With Celtics in a 3-0 hole, Joe Mazzulla’s season is now at its low point
With Celtics in a 3-0 hole, Joe Mazzulla’s season is now at its low point


MIAMI (AP) — Joe Mazzulla’s roller-coaster season is at its lowest. And with the Boston Celtics now on the brink of elimination, the first-year coach is blaming himself.

The Celtics are in the sort of trouble that no team in NBA history has escaped, trailing Miami 3-0 in the Eastern Conference finals after a 128-102 Heat romp on Sunday night that might not have been even as close as the score would make it appear.

“I think the most important thing is just sticking together, and then I have to be better,” said Mazzulla, the NBA’s youngest coach at 34. “I’ve got to put them in better positions. I’ve got to get them ready to play. I have to have the game plan ready for us to be physical and to execute, and it’s important that we stick together.”

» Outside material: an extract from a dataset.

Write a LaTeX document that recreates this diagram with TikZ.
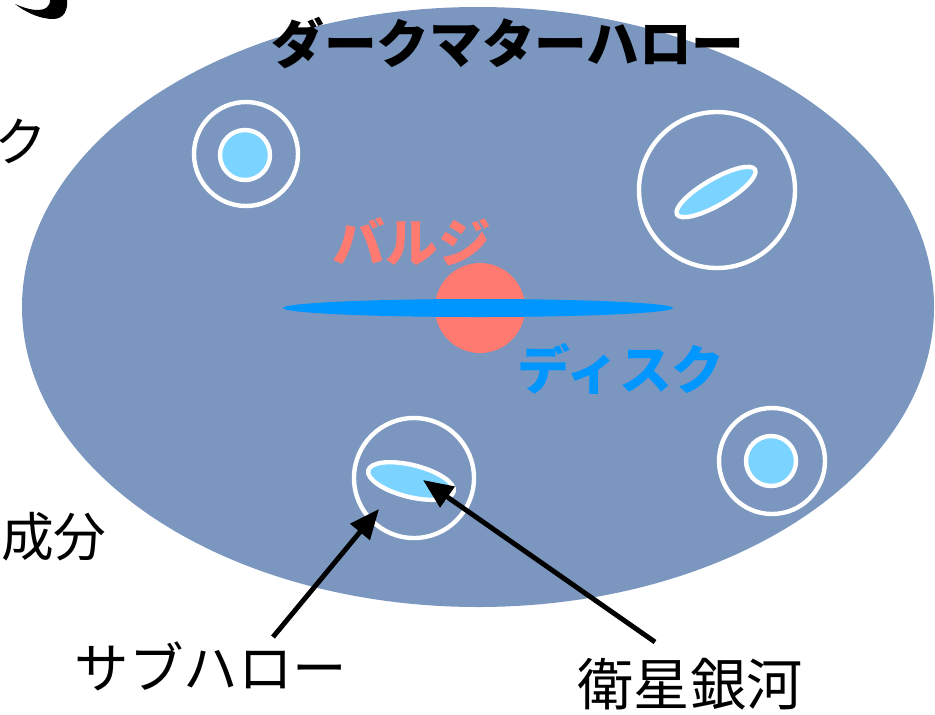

It has been a disaster of a series for the Celtics. They’re letting the Heat shoot 52% from the field, 48% from 3-point range — compared to a 29% effort from deep by the Celtics — and the dam might have broken in Game 3. After Games 1 and 2 were decided late in Boston, with the Heat finding a way both times, this one was never in doubt.

“I just didn’t have them ready to play,” Mazzulla said.

That’s quite an indictment, especially after how the last eight months or so have gone for Mazzulla. He wasn’t supposed to coach the Celtics this season, getting the job on an interim basis out of necessity once Ime Udoka was suspended. The regular season was one success after another; the Celtics removed the interim tag just past the season’s midpoint, he coached in the All-Star Game and finished third in the Coach of the Year balloting.

But this series has made all those good moments seem long forgotten. He took criticism for not using a timeout in the third quarter of Game 1 when Miami scored 46 points to completely turn around that contest. He’s taken heat for not being fiery enough, as well, though players said the problems shouldn’t all be on the coach.

“I think it’s a collective effort,” Celtics forward Jaylen Brown said.

Celtics center Al Horford also had Mazzulla’s back, insisting there’s more than enough blame to go around right now.

“At the end of the day, that falls on each player,” Horford said. “We know what we have to do. We knew the magnitude of this game. As a player, I take responsibility because we didn’t have what we needed to have. That’s what that is.”

The phrase in sports parlance is “losing the locker room.” For a coach, that is often extremely damning — and means either players aren’t motivated, aren’t prepared, or just aren’t listening anymore.

Whether that’s happened or not isn’t clear, and really doesn’t matter. In a city that saw the Red Sox make history from coming from 3-0 down in the AL championship series against the New York Yankees in 2004, the Celtics now need the same miracle.

“I have to be better, figure out what this team needs to make sure that they’re connected, they’re physical and they’re together by the time we step on the floor,” Mazzulla said.

Can it happen?

“I’m not sure,” Mazzulla said.

He’s got until Tuesday night to figure it out.